2011 is the year for weddings; for brides to walk down the aisle and become princesses. But we all know that every bride is a princess on her wedding day. Maybe the dress is hired and has no designer label, maybe the neighbour did her hair and a friend took the photographs, but every woman on her wedding day, royal or not, is radiantly beautiful in her own way.
And every wedding tells a story. Sometimes it’s the dream-come-true fairy tale story of a commoner who meets a prince, sometimes it’s the boy next door who gets his girl – and sometimes it’s what you do because it’s one of the last things you’ll do and you know it’s the right thing to do.
This is a story set in poverty. You may wish to hope, because many fairy tales have their beginnings in this setting, that this might be a rags-to-riches story, but you will be disappointed. The bride and groom both come from a low-cost housing area, where unemployment and crime are the ragged, ever-present neighbours in the treeless streets of row upon row of identical houses and blocks of apartments. The grinding reality of poverty is that it is frequently undergirded by disease, and for some, a disease without cure. At Helderberg Hospice we say that where there is no longer a cure, we have a special way to care, and sometimes that care includes more than just medication – it means helping to make dreams come true, even dreams of a beautiful dress of satin and lace…
Lorraine personifies the message that a diagnosis of HIV does not have to be a death sentence. First referred to Helderberg Hospice in 2002 as a patient with a poor prognosis, she has been able to maintain a good quality of health and life and has been an active member of the Hospice support group in her area. The relentless track of the disease meant that she had to go onto anti-retroviral treatment two years ago, but her compliance with the medication regime coupled with prudent lifestyle choices, has given her the opportunity to enjoy a level of health many would have thought impossible when she first came onto the Hospice programme.

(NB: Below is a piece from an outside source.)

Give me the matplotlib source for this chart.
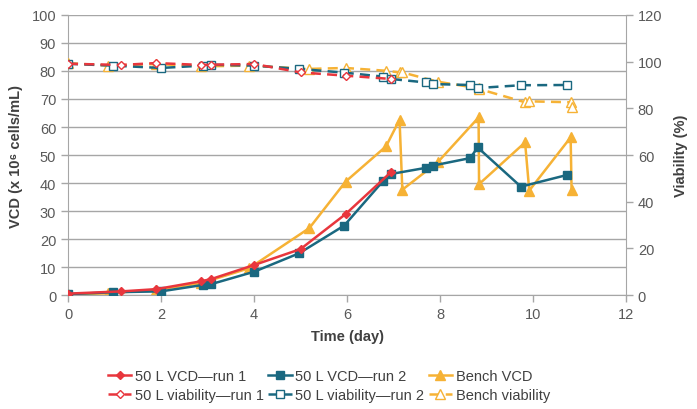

She has even been able to give birth to a daughter, who with the benefit of the State programme to prevent the mother-to-child transmission of HIV/Aids, is healthy and free of the disease. And also the reason for the wedding plans…
Lorraine’s partner of the last six years is Mervin and his story is a very different one to that of hers. He too faces a life-threatening disease, but one with potentially a very different outcome to HIV/Aids. TB can be cured but only if the patient completes the treatment programme of many months and takes care to live a healthy lifestyle. TB and HIV/Aids are sinister allies, with the latter making fertile ground for the former and it is frequently the complications of TB that cause death for the immune-compromised HIV patient. Mervin is a man who, like many, thought he could beat TB his own way and he repeatedly defaulted on his medication, to the point that the virus has become resistant to the barrage of drugs that seek to restore his ragged health. The file at the TB clinic that bears Mervin’s name has the terrible letters XDR printed boldly on it – Extreme Drug Resistant. The extent of Mervin’s disease is such that he can no longer live at home. He has been placed in a TB treatment centre in Cape Town where he awaits what will be the inevitable end of his life. After his admission there, Mervin realized that what he really wanted to do, more than anything else, was to be married to Lorraine and be the legal father to his daughter.
And so, a wedding was organized – family, friends and neighbours came together to make a day of special importance for this couple. Mervin was able to come home for the weekend; Lorraine had her hair done and donned the dress of her dreams. They became a prince and princess for the day, bound by their promises to love as long as they live.
It is remarkable that in all the time that Mervin gambled with his health, Lorraine steadfastly stuck with her life-giving regime of medication, good nutrition and careful lifestyle choices. One of the major differences in their lives is the role that Helderberg Hospice has played. Lorraine, as an HIV+ patient with an initially poor prognosis, was referred early on for counselling and support, but TB patients are not referred to Hospice until they are deemed incurable and are on death’s door. The care of Helderberg Hospice has made the difference for Lorraine. It is the difference between life and death.